══ GIVEN DATA ══

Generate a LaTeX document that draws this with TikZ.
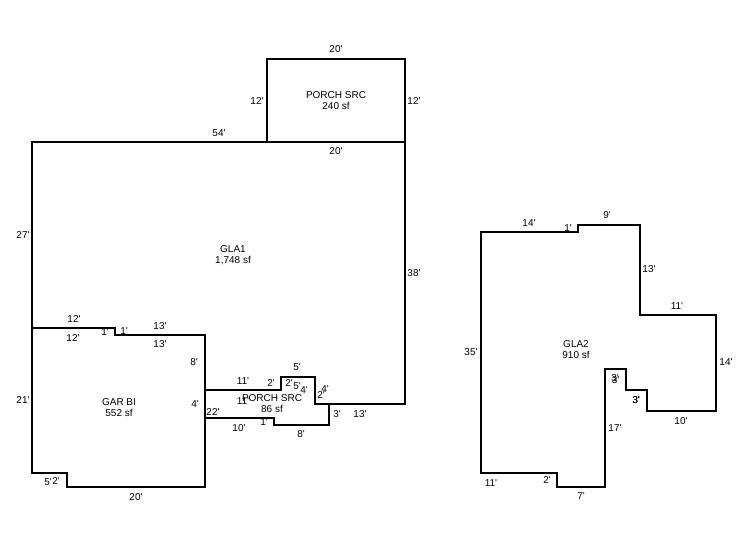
\documentclass[tikz,border=0pt]{standalone}
\usepackage{fontspec}
\newfontfamily\dimfont{Liberation Sans}

\begin{document}
\begin{tikzpicture}[x=1pt,y=-1pt]
\tikzstyle{every node}+=[inner sep=0pt,align=center,font=\dimfont\fontsize{10}{11}\selectfont]
\tikzstyle{wall}=[black,line width=2.4pt,line join=miter]
\useasboundingbox (0,0) rectangle (746,547);
% porch on top
\draw [wall] (267,142) -- (267,59) -- (405,59) -- (405,142);
\draw (336,49) node (ptop) {20'};
\draw (257,101) node (pleft) {12'};
\draw (414,101) node (pright) {12'};
\draw (336,100.5) node (porchtop) {PORCH SRC\\240 sf};
\draw (336,151) node (pbottom) {20'};
% GLA1
\draw [wall] (32,328) -- (32,142) -- (405,142) -- (405,404) -- (315,404) -- (315,377) -- (281,377) -- (281,390) -- (205,390);
\draw (219,133) node (gtop) {54'};
\draw (23,235) node (gleft) {27'};
\draw (414,273) node (gright) {38'};
\draw (233,255.5) node (gla1) {GLA1\\1,748 sf};
\draw (74,319) node (gb12) {12'};
\draw (105,332) node (gb1) {1'};
\draw (160,326) node (gb13) {13'};
\draw (243,381) node (g11) {11'};
\draw (271,383) node (g2a) {2'};
\draw (297,367) node (g5) {5'};
\draw (304,390) node (g4) {4'};
\draw (360,414) node (g13) {13'};
% garage
\draw [wall] (205,335) -- (115,335) -- (115,328) -- (32,328) -- (32,473) -- (67,473) -- (67,487) -- (205,487) -- cycle;
\draw (73,338) node (ga12) {12'};
\draw (124,331) node (ga1) {1'};
\draw (160,344) node (ga13) {13'};
\draw (194,362) node (ga8) {8'};
\draw (23,400) node (ga21) {21'};
\draw (119,407.5) node (gar) {GAR BI\\552 sf};
\draw (195,404) node (ga4) {4'};
\draw (48,482) node (ga5) {5'};
\draw (56,481) node (ga2) {2'};
\draw (136,497) node (ga20) {20'};
% porch in the corner
\draw [wall] (205,418) -- (274,418) -- (274,425) -- (329,425) -- (329,404);
\draw (243,401) node (p11) {11'};
\draw (272,403.5) node (porchlow) {PORCH SRC\\86 sf};
\draw (289,383) node (p2) {2'};
\draw (297,386) node (p5) {5'};
\draw (325,389) node (p4) {4'};
\draw (321,395) node (p2b) {2'};
\draw (213,412) node (p22) {22'};
\draw (239,428) node (p10) {10'};
\draw (264,422) node (p1) {1'};
\draw (301,434) node (p8) {8'};
\draw (337,414) node (p3) {3'};
% GLA2
\draw [wall] (481,232) -- (578,232) -- (578,225) -- (640,225) -- (640,315) -- (716,315) -- (716,411) -- (647,411) -- (647,390) -- (626,390) -- (626,369) -- (605,369) -- (605,487) -- (557,487) -- (557,473) -- (481,473) -- cycle;
\draw (529,223) node (s14) {14'};
\draw (568,228) node (s1) {1'};
\draw (607,215) node (s9) {9'};
\draw (649,269) node (s13) {13'};
\draw (677,306) node (s11) {11'};
\draw (726,362) node (s14b) {14'};
\draw (471,352) node (s35) {35'};
\draw (576,349.5) node (gla2) {GLA2\\910 sf};
\draw (615,378.5) node (s3a) {3'};
\draw (615.7,379.7) node (s3b) {3'};
\draw (636,400) node (s3c) {3'};
\draw (636.4,400) node (s3d) {3'};
\draw (681,421) node (s10) {10'};
\draw (615,428) node (s17) {17'};
\draw (581,496) node (s7) {7'};
\draw (547,480) node (s2) {2'};
\draw (491,483) node (s11b) {11'};
\end{tikzpicture}
\end{document}
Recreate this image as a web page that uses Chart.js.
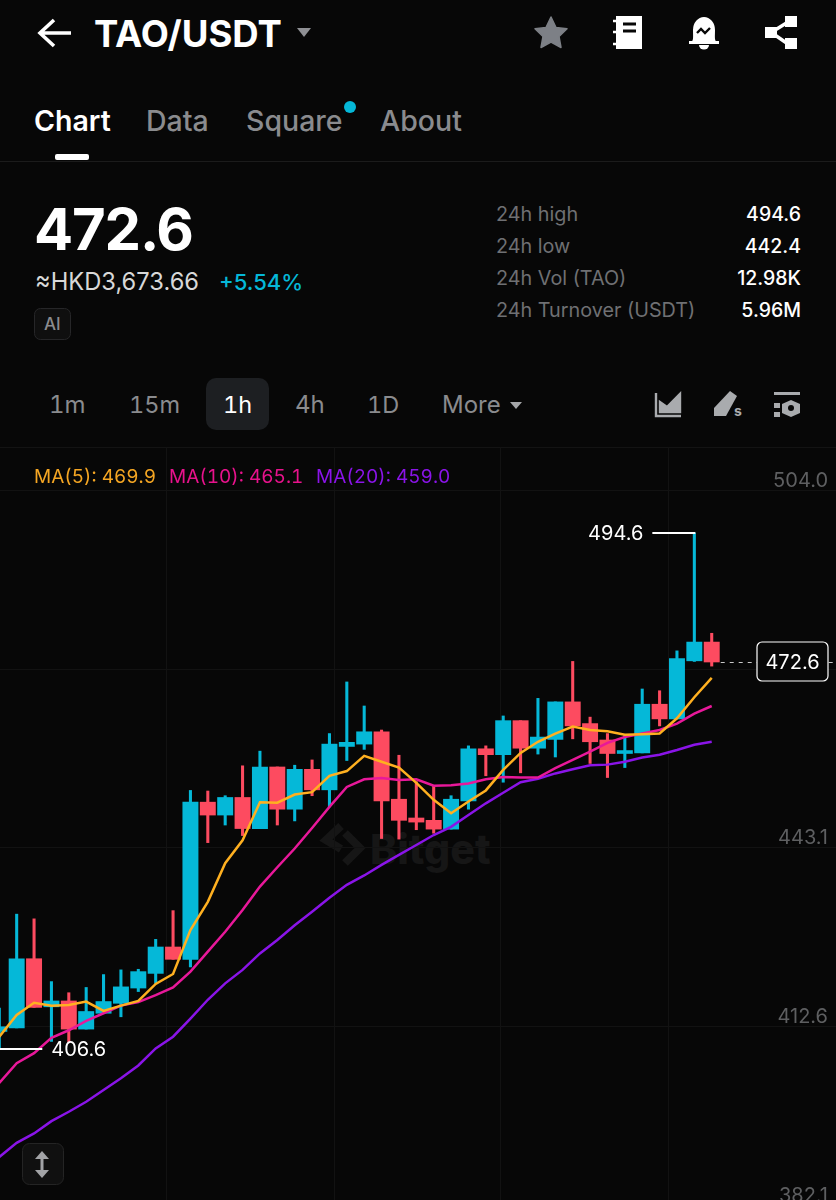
<!DOCTYPE html>
<html><head><meta charset="utf-8">
<style>
html,body{margin:0;padding:0;background:#070707;width:836px;height:1200px;overflow:hidden;font-family:Inter,Roboto,sans-serif;color:#fff}
.t{position:absolute;white-space:nowrap;line-height:1}
.g{color:#8a8b8e}
.n{font-variant-numeric:tabular-nums}
svg{position:absolute;overflow:visible}
#wrap{position:absolute;left:0;top:447px;width:836px;height:753px}
canvas{position:absolute;left:0;top:0}
</style></head><body>
<svg style="left:0;top:0" width="836" height="1200">
 <path d="M71 33H42M54 20L40 33L54 46" fill="none" stroke="#fff" stroke-width="3.600"/>
 <path d="M297 28h14l-7 9z" fill="#8f9094"/>
 <path d="M551 17l5 10.500 11 1.300-8 7.700 2 11-10-5.400-10 5.400 2-11-8-7.700 11-1.300z" fill="#7d8086" stroke="#7d8086" stroke-width="1.500" stroke-linejoin="round"/>
 <path d="M616 16h26v33h-26z" fill="#fff"/><path d="M613 21h5M613 32h5M613 44h5" stroke="#fff" stroke-width="2.500"/><path d="M623 24h13M623 31h13" stroke="#070707" stroke-width="3.200"/>
 <path d="M690 43c4-2 3-5 3-13a11 13 0 0 1 22 0c0 8-1 11 3 13z" fill="#fff"/><path d="M689 42.500h30" stroke="#fff" stroke-width="3"/><path d="M699 45h10a5 4.500 0 0 1-10 0z" fill="#fff"/><path d="M697 33l4-4 4 4 5-5" fill="none" stroke="#070707" stroke-width="2.400"/>
 <path d="M765 27h12v11h-12zM785 16h12v11h-12zM785 38h12v11h-12z" fill="#fff"/><path d="M772 32l16-10M772 33l16 11" stroke="#fff" stroke-width="3.400"/>
 <rect x="55" y="154" width="34" height="6" rx="2" fill="#fff"/>
 <path d="M0 161.500H836" stroke="#1b1b1b"/>
 <circle cx="350" cy="107" r="6" fill="#05b8d8"/>
 <rect x="34.500" y="308.500" width="36" height="31" rx="6" fill="#0f0f0f" stroke="#262628"/>
 <rect x="206" y="378" width="63" height="52" rx="10" fill="#1d1f22"/>
 <path d="M510 402h12l-6 7z" fill="#a5a6a9"/>
 <path d="M656 393v23h25M660 412v-10l7 5 13-13v18z" fill="none" stroke="#a9abae" stroke-width="2.400"/><path d="M660 412v-10l7 5 13-13v18z" fill="#a9abae"/>
 <path d="M730 391l7 5-11 20h-12v-8z" fill="#a9abae"/>
 <path d="M774 392h26v3h-26zM774 403h6v5h-6zM774 412h6v5h-6z" fill="#a9abae"/><path d="M791 400l9 4v9l-9 4-9-4v-9z" fill="#a9abae"/><circle cx="791" cy="408" r="3" fill="#070707"/>
 <path d="M0 447.500H836" stroke="#131313"/>
 <path d="M341 826l-15 14 15 9M345 833l15 15-15 15" fill="none" stroke="#161616" stroke-width="8"/>
</svg>
<div class="t" style="left:94px;top:16px;font-size:36.500px;font-weight:700">TAO/USDT</div>
<div class="t" style="left:34px;top:107px;font-size:28.500px;font-weight:600">Chart</div>
<div class="t g" style="left:146px;top:107px;font-size:28.500px;font-weight:500">Data</div>
<div class="t g" style="left:246px;top:107px;font-size:28.500px;font-weight:500">Square</div>
<div class="t g" style="left:380px;top:107px;font-size:28.500px;font-weight:500">About</div>
<div class="t" style="left:34px;top:200px;font-size:58px;font-weight:700;letter-spacing:-1.200px">472.6</div>
<div class="t" style="left:35px;top:270px;font-size:23.700px;color:#d8d8d8">≈HKD3,673.66</div>
<div class="t" style="left:219px;top:271px;font-size:22px;font-weight:500;color:#05b8d8">+5.54%</div>
<div class="t g" style="left:44px;top:316px;font-size:17px;font-weight:500">AI</div>
<div class="t" style="left:496px;top:205px;font-size:19.800px;color:#6f7073">24h high</div>
<div class="t" style="left:496px;top:237px;font-size:19.800px;color:#6f7073">24h low</div>
<div class="t" style="left:496px;top:269px;font-size:19.800px;color:#6f7073">24h Vol (TAO)</div>
<div class="t" style="left:496px;top:301px;font-size:19.800px;color:#6f7073">24h Turnover (USDT)</div>
<div class="t" style="right:35px;top:205px;font-size:19.500px;font-weight:500">494.6</div>
<div class="t" style="right:35px;top:237px;font-size:19.500px;font-weight:500">442.4</div>
<div class="t" style="right:35px;top:269px;font-size:19.500px;font-weight:500">12.98K</div>
<div class="t" style="right:35px;top:301px;font-size:19.500px;font-weight:500">5.96M</div>
<div class="t g n" style="left:49px;top:393px;font-size:24px">1m</div>
<div class="t g n" style="left:129px;top:393px;font-size:23.500px">15m</div>
<div class="t n" style="left:223px;top:393px;font-size:23.500px">1h</div>
<div class="t g n" style="left:295px;top:393px;font-size:24px">4h</div>
<div class="t g n" style="left:367px;top:393px;font-size:23.500px">1D</div>
<div class="t g" style="left:442px;top:393px;font-size:24px">More</div>
<div class="t" style="left:734px;top:404px;font-size:14px;font-weight:700;color:#a9abae">s</div>
<div class="t" style="left:370px;top:829px;font-size:41px;font-weight:800;color:#161616">Bitget</div>
<div id="wrap"><canvas id="c" width="836" height="753"></canvas></div>
<div class="t n" style="left:34px;top:467px;font-size:19px;color:#f5a623">MA(5): 469.9</div>
<div class="t n" style="left:169px;top:467px;font-size:19px;color:#e8128c">MA(10): 465.1</div>
<div class="t n" style="left:316px;top:467px;font-size:19px;color:#8a14e8">MA(20): 459.0</div>
<svg style="left:0;top:0" width="836" height="1200">
 <rect x="22.500" y="1143.500" width="41" height="41" rx="7" fill="#101010" stroke="#242424"/>
 <path d="M42 1151l-7 8h14zM42 1178l-7-8h14z" fill="#a2a3a6"/><path d="M42 1158v13" stroke="#a2a3a6" stroke-width="3"/>
</svg>
<script src="https://cdn.jsdelivr.net/npm/chart.js@4"></script>
<script>
const candleIndex=[0,1,2,3,4,5,6,7,8,9,10,11,12,13,14,15,16,17,18,19,20,21,22,23,24,25,26,27,28,29,30,31,32,33,34,35,36,37,38,39,40,41];
const opens=[409.6,410.2,422.0,413.8,414.8,410.0,412.7,414.4,417.0,419.5,424.0,421.9,448.7,446.5,449.5,444.2,454.7,447.5,454.3,450.8,458.2,458.6,460.7,449.2,446.0,445.6,444.1,448.9,457.8,456.8,462.6,457.9,459.4,465.8,462.1,459.3,457.0,457.1,465.4,462.9,472.8,476.0];
const highs=[413.6,429.6,428.8,418.1,416.2,417.1,419.3,420.1,420.2,425.3,430.2,450.7,450.6,449.8,454.9,457.4,454.7,455.0,455.9,460.4,469.2,465.1,461.0,456.7,452.2,451.5,449.8,458.3,458.3,463.4,462.6,466.4,465.8,472.7,463.2,460.4,460.1,468.0,467.7,474.5,494.6,477.5];
const lows=[406.6,410.2,413.7,407.9,407.7,410.0,412.7,412.1,416.4,417.8,421.9,420.6,441.8,444.8,443.0,444.2,444.8,445.5,449.8,447.9,455.8,457.7,442.5,442.4,444.0,443.4,444.1,447.5,453.2,452.1,453.7,456.9,456.4,459.5,455.3,452.9,454.6,457.1,461.7,462.9,472.7,471.9];
const closes=[410.4,422.0,413.7,414.8,410.0,413.0,414.7,417.2,419.8,424.0,421.9,448.7,446.5,449.5,444.2,454.7,447.5,454.3,450.8,458.6,458.9,460.7,448.9,445.6,445.3,444.1,449.2,457.8,456.8,462.6,457.9,459.8,465.8,461.7,459.0,457.0,457.5,465.4,462.9,473.2,476.0,472.6];
const ma5=[408.7,412.4,414.5,414.0,414.1,414.7,413.1,414.0,414.8,417.7,419.4,426.9,431.7,438.3,442.2,448.7,448.6,450.0,450.4,453.2,454.0,456.6,455.6,454.6,452.0,449.1,446.8,448.8,450.7,454.2,457.1,459.0,460.4,461.6,461.0,460.8,460.2,460.3,460.4,463.0,466.6,469.9];
const ma10=[400.8,404.2,405.9,408.5,409.8,411.4,412.7,414.0,414.6,415.8,417.1,419.8,423.2,426.6,430.3,434.3,437.6,440.8,444.3,447.9,451.3,452.6,452.8,452.5,452.6,451.5,451.6,451.9,452.6,453.0,452.9,452.9,454.5,455.9,457.3,458.8,459.8,460.4,461.0,462.1,463.8,465.1];
const ma20=[388.2,390.6,392.2,394.3,395.9,397.6,399.6,401.6,403.8,406.7,408.7,411.8,415.0,417.8,420.1,422.9,425.2,427.7,430.0,432.4,434.6,436.2,438.0,439.7,441.4,443.1,444.5,446.5,448.5,450.3,452.1,452.7,453.6,454.3,455.0,455.1,455.6,456.3,456.8,457.6,458.5,459.0];
const priceTicks=[504.0,443.1,412.6,382.1];
const gridPrices=[504.0,473.5,443.1,412.6,382.1];
const highLabel=494.6, lowLabel=406.6, lastPrice=472.6;
const UP='#05b8d8', DOWN='#fd4b60';
const colors=closes.map((c,i)=>c>=opens[i]?UP:DOWN);
const wicks=candleIndex.map((x,i)=>({x,y:[lows[i],highs[i]]}));
const bodies=candleIndex.map((x,i)=>({x,y:[opens[i],closes[i]]}));
const line=(a)=>candleIndex.map((x,i)=>({x,y:a[i]}));

const marks={id:'marks',afterDatasetsDraw(ch){
  const c=ch.ctx,x=ch.scales.x,y=ch.scales.y;
  c.save();c.font='20px Inter, Roboto, sans-serif';c.textBaseline='middle';c.strokeStyle='#fff';c.fillStyle='#fff';c.lineWidth=2;
  const yh=y.getPixelForValue(highLabel),xh=x.getPixelForValue(40);
  c.beginPath();c.moveTo(xh+1,yh);c.lineTo(xh-42,yh);c.stroke();
  c.textAlign='right';c.fillText(highLabel.toFixed(1),xh-51,yh+1);
  const yl=y.getPixelForValue(lowLabel),xl=x.getPixelForValue(0);
  c.beginPath();c.moveTo(xl,yl);c.lineTo(xl+43,yl);c.stroke();
  c.textAlign='left';c.fillText(lowLabel.toFixed(1),xl+52,yl+1);
  const yp=y.getPixelForValue(lastPrice),xp=x.getPixelForValue(41)+9;
  c.strokeStyle='#c8c8c8';c.lineWidth=1.200;c.setLineDash([4,5]);c.beginPath();c.moveTo(xp,yp+0.5);c.lineTo(836,yp+0.5);c.stroke();c.setLineDash([]);
  c.strokeStyle='#fff';c.fillStyle='#070707';c.beginPath();c.roundRect(757,yp-20,71,39,5);c.fill();c.lineWidth=1.200;c.stroke();
  c.fillStyle='#fff';c.textAlign='center';c.fillText(lastPrice.toFixed(1),792.500,yp+0.5);
  c.restore();
}};
const PX=17.376, X0=-0.7, Y0=533-447, PXY=5.864;
const noPad=s=>{s.paddingTop=0;s.paddingBottom=0;s.paddingLeft=0;s.paddingRight=0;};
new Chart(document.getElementById('c'),{
 data:{datasets:[
  {type:'line',data:line(ma5),borderColor:'#ffb020',borderWidth:2.500,pointRadius:0,tension:0,order:1,yAxisID:'y'},
  {type:'line',data:line(ma10),borderColor:'#e8189a',borderWidth:2.500,pointRadius:0,tension:0,order:2,yAxisID:'y'},
  {type:'line',data:line(ma20),borderColor:'#8a14e8',borderWidth:2.500,pointRadius:0,tension:0,order:3,yAxisID:'y'},
  {type:'bar',data:bodies,backgroundColor:colors,barThickness:15.300,grouped:false,order:4,yAxisID:'y'},
  {type:'bar',data:wicks,backgroundColor:colors,barThickness:2.400,grouped:false,order:5,yAxisID:'y'}
 ]},
 options:{responsive:false,animation:false,devicePixelRatio:1,
  layout:{padding:0},
  plugins:{legend:{display:false},tooltip:{enabled:false}},
  scales:{
   x:{type:'linear',display:true,offset:false,min:(0-X0)/PX,max:(836-X0)/PX,
      border:{display:false},
      grid:{color:'#121212',drawTicks:false,lineWidth:1,offset:false},
      ticks:{display:false},
      afterBuildTicks:s=>{s.ticks=[167,334,501,668].map(p=>({value:(p-X0)/PX}))},
      afterFit:s=>{s.height=0;noPad(s)}},
   y:{position:'right',display:true,min:494.6-(753-Y0)/PXY,max:494.6+Y0/PXY,
      border:{display:false},grid:{display:false,drawTicks:false},
      ticks:{display:false},
      afterBuildTicks:s=>{s.ticks=[]},
      afterFit:s=>{s.width=0;noPad(s)}},
   labelY:{position:'right',min:494.6-(753-Y0-3)/PXY,max:494.6+(Y0+3)/PXY,
      border:{display:false},grid:{display:false,drawTicks:false},
      ticks:{mirror:true,padding:-8,color:'#5e5f61',font:{size:20,family:'Inter, Roboto, sans-serif'},callback:v=>v.toFixed(1)},
      afterBuildTicks:s=>{s.ticks=priceTicks.map(v=>({value:v}))},
      afterFit:s=>{s.width=0;noPad(s)}},
   gridY:{position:'left',min:494.6-(753-Y0-13)/PXY,max:494.6+(Y0+13)/PXY,
      border:{display:false},grid:{color:'#121212',drawTicks:false},
      ticks:{display:false},
      afterBuildTicks:s=>{s.ticks=gridPrices.map(v=>({value:v}))},
      afterFit:s=>{s.width=0;noPad(s)}}
  }},
 plugins:[marks]
});
</script>
</body></html>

═══

TASK TO COMPLETE: Copy out every line from the material above in which the word "this" appears.

CORRECT RESPONSE:
Generate a LaTeX document that draws this with TikZ.
Recreate this image as a web page that uses Chart.js.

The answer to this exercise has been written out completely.